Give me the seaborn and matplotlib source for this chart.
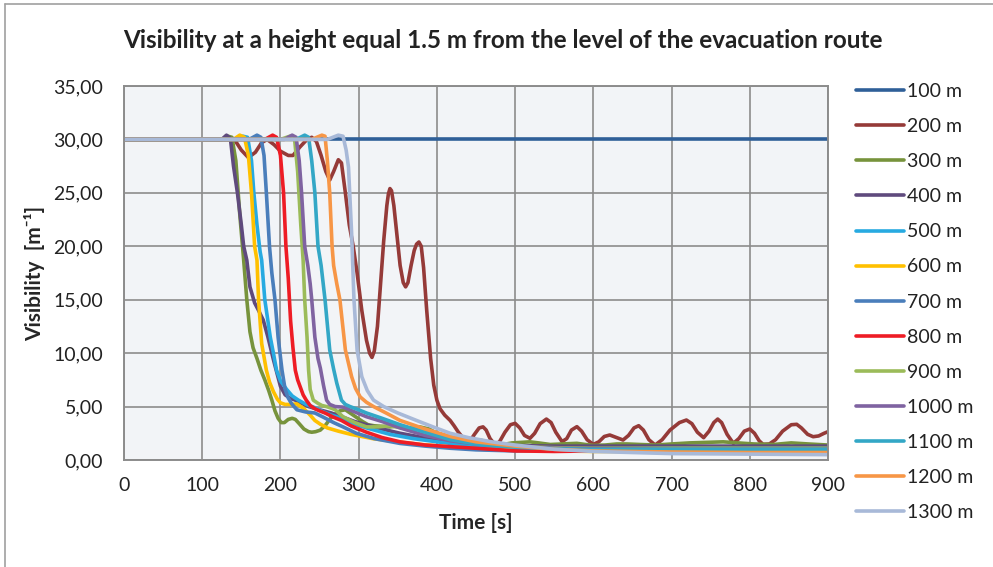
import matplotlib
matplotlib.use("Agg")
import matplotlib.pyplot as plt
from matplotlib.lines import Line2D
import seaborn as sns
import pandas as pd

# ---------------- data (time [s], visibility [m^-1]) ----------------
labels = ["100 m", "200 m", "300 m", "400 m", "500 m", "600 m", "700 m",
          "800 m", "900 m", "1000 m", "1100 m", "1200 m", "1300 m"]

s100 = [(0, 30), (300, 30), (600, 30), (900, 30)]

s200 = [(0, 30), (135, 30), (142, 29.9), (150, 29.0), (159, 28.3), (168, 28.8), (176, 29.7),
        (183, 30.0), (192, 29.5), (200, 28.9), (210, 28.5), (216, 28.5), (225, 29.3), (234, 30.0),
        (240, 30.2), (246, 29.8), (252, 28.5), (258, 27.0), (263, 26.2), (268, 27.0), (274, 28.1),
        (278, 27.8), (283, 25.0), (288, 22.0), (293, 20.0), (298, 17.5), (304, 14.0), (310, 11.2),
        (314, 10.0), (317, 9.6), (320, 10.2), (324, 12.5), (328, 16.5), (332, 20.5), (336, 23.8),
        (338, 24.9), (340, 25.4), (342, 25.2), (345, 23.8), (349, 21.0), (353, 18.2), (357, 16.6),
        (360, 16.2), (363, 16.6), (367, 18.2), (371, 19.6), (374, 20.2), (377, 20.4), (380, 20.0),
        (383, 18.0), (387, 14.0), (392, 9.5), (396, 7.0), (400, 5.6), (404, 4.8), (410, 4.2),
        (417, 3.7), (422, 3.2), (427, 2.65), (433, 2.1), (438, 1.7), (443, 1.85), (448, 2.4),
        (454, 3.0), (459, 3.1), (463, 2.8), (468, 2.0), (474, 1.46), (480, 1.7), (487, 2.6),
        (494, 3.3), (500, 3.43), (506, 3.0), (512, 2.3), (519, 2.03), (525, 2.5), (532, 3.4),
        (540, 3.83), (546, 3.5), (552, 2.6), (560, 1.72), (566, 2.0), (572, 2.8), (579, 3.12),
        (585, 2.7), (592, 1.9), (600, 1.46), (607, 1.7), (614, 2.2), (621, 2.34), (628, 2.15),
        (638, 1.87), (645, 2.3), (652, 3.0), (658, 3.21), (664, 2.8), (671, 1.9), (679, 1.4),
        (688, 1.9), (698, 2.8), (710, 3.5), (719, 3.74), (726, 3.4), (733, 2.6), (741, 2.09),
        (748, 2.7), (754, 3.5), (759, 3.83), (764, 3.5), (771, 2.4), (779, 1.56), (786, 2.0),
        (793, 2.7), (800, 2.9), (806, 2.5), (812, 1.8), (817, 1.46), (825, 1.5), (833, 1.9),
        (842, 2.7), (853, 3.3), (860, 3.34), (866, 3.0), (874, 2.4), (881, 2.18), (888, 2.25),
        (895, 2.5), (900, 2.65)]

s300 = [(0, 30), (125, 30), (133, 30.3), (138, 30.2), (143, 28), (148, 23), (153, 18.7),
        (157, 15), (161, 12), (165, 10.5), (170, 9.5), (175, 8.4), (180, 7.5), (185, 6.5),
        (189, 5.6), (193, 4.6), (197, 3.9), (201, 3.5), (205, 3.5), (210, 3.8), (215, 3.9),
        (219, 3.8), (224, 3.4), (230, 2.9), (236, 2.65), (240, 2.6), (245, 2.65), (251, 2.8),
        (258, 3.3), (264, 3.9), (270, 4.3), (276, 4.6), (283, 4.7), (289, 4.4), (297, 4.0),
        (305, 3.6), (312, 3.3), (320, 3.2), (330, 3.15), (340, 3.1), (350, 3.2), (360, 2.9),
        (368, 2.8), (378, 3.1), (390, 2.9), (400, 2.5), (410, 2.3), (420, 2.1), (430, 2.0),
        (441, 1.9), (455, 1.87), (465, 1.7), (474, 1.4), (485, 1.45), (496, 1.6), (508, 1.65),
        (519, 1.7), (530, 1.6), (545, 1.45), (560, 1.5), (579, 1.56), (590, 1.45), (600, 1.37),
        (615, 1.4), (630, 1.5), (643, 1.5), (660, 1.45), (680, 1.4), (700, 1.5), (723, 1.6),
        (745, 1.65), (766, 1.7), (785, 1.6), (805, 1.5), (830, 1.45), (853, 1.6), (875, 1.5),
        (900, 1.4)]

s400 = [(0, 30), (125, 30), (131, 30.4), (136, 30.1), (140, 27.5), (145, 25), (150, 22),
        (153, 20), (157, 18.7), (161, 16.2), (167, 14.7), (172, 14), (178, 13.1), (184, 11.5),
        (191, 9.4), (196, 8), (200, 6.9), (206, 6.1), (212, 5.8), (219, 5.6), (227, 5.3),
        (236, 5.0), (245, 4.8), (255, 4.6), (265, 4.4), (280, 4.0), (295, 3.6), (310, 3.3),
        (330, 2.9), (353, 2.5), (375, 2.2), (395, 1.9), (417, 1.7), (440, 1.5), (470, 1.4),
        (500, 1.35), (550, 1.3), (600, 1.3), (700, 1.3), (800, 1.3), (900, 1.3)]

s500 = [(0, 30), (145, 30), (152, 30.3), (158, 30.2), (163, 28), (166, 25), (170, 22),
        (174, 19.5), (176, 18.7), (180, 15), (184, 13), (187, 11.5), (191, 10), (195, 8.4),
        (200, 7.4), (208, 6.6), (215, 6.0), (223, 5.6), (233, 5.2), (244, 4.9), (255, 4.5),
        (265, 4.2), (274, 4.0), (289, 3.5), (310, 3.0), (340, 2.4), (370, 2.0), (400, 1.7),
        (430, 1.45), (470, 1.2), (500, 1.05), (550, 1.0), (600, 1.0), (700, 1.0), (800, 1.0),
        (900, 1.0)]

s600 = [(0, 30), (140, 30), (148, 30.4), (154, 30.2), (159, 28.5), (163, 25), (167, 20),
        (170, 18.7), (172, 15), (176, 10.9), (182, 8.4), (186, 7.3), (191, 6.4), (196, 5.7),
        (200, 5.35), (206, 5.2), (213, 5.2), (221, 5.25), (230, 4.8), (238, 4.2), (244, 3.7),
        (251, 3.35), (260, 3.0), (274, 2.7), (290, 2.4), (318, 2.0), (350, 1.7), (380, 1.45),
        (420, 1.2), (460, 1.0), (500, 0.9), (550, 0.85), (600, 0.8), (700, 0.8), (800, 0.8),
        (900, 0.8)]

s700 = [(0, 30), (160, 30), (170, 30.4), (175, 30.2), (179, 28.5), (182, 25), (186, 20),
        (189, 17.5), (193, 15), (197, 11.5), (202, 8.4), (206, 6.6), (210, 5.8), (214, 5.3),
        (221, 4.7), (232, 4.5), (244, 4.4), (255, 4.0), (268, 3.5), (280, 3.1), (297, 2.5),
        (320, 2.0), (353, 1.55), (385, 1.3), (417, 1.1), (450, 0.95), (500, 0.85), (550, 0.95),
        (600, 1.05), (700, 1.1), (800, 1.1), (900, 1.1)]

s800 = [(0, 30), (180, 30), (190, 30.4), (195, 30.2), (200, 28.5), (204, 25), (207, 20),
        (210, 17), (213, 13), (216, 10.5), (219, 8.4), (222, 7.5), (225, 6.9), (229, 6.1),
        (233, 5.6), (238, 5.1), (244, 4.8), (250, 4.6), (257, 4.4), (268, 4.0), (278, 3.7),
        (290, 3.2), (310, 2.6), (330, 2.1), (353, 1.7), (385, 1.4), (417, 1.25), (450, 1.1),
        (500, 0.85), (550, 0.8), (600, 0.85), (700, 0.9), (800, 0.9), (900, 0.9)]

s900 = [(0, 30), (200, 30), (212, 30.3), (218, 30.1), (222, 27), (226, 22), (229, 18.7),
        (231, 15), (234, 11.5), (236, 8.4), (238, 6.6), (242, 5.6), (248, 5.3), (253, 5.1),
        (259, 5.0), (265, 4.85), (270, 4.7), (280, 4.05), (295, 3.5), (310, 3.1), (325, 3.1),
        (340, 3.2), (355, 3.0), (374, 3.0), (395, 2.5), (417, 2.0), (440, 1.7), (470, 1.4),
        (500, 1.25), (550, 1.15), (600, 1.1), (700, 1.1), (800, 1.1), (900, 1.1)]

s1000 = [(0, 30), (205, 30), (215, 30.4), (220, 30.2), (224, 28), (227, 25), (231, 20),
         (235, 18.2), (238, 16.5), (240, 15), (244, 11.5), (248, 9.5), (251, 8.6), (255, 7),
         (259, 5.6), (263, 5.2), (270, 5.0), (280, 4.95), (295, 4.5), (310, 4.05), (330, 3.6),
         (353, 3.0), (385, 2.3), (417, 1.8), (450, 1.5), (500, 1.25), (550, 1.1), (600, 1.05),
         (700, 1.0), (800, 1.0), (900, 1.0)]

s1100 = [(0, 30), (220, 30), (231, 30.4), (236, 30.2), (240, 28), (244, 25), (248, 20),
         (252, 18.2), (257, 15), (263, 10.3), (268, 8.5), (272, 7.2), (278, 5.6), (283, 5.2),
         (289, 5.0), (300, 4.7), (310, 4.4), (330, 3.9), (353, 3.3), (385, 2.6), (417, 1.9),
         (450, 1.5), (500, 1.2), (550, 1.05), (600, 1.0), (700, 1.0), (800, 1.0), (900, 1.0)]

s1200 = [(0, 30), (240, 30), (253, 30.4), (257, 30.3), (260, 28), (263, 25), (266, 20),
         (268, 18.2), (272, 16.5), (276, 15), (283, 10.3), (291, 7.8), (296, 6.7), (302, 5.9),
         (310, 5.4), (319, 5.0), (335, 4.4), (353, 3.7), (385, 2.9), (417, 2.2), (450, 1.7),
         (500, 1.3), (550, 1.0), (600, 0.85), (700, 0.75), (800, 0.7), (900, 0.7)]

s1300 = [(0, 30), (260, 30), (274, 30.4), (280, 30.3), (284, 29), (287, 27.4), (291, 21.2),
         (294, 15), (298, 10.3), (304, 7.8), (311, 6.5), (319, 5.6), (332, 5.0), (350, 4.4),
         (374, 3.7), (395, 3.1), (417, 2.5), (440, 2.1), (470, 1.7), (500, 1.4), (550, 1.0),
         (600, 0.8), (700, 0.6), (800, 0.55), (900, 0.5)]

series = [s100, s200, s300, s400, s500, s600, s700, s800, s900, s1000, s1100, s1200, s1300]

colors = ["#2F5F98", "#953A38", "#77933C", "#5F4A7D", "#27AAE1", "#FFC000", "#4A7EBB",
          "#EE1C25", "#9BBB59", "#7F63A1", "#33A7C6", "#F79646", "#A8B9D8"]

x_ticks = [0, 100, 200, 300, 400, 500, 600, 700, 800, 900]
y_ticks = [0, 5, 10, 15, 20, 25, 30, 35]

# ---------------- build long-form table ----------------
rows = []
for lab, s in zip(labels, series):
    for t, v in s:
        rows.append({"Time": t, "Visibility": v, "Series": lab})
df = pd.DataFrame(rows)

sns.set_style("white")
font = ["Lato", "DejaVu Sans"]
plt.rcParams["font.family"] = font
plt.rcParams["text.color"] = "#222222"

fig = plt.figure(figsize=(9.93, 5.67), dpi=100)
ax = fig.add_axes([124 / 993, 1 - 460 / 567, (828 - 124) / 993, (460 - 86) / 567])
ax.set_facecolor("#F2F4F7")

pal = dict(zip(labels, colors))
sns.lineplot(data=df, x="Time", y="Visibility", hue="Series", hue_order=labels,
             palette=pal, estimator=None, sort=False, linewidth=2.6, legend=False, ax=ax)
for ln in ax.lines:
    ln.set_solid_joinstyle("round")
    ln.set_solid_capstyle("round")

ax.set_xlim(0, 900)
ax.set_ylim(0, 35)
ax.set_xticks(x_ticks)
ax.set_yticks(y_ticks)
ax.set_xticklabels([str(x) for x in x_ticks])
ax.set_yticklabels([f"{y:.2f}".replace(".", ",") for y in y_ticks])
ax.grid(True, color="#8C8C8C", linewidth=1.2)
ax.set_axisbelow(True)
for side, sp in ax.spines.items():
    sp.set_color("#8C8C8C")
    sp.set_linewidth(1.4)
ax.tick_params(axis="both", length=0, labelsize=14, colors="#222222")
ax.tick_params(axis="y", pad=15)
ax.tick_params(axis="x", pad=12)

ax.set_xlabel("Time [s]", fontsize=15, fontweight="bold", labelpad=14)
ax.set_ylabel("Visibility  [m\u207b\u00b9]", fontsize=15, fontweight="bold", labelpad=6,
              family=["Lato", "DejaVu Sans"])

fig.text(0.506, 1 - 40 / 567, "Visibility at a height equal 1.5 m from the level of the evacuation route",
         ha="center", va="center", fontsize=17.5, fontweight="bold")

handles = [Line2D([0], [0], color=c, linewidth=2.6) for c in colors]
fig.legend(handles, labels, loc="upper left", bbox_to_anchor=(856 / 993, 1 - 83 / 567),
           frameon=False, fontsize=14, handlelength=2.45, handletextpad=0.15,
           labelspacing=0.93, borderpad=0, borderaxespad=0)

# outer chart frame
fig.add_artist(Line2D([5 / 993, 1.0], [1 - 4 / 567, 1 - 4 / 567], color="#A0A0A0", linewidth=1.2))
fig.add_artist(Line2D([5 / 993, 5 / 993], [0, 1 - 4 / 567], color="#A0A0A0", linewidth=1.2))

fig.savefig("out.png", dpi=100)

=-=-=-=-=

■ Prompt:
Pull out each line containing the word "matplotlib" and copy it.

■ Finished answer:
Give me the seaborn and matplotlib source for this chart.
import matplotlib
matplotlib.use("Agg")
import matplotlib.pyplot as plt
from matplotlib.lines import Line2D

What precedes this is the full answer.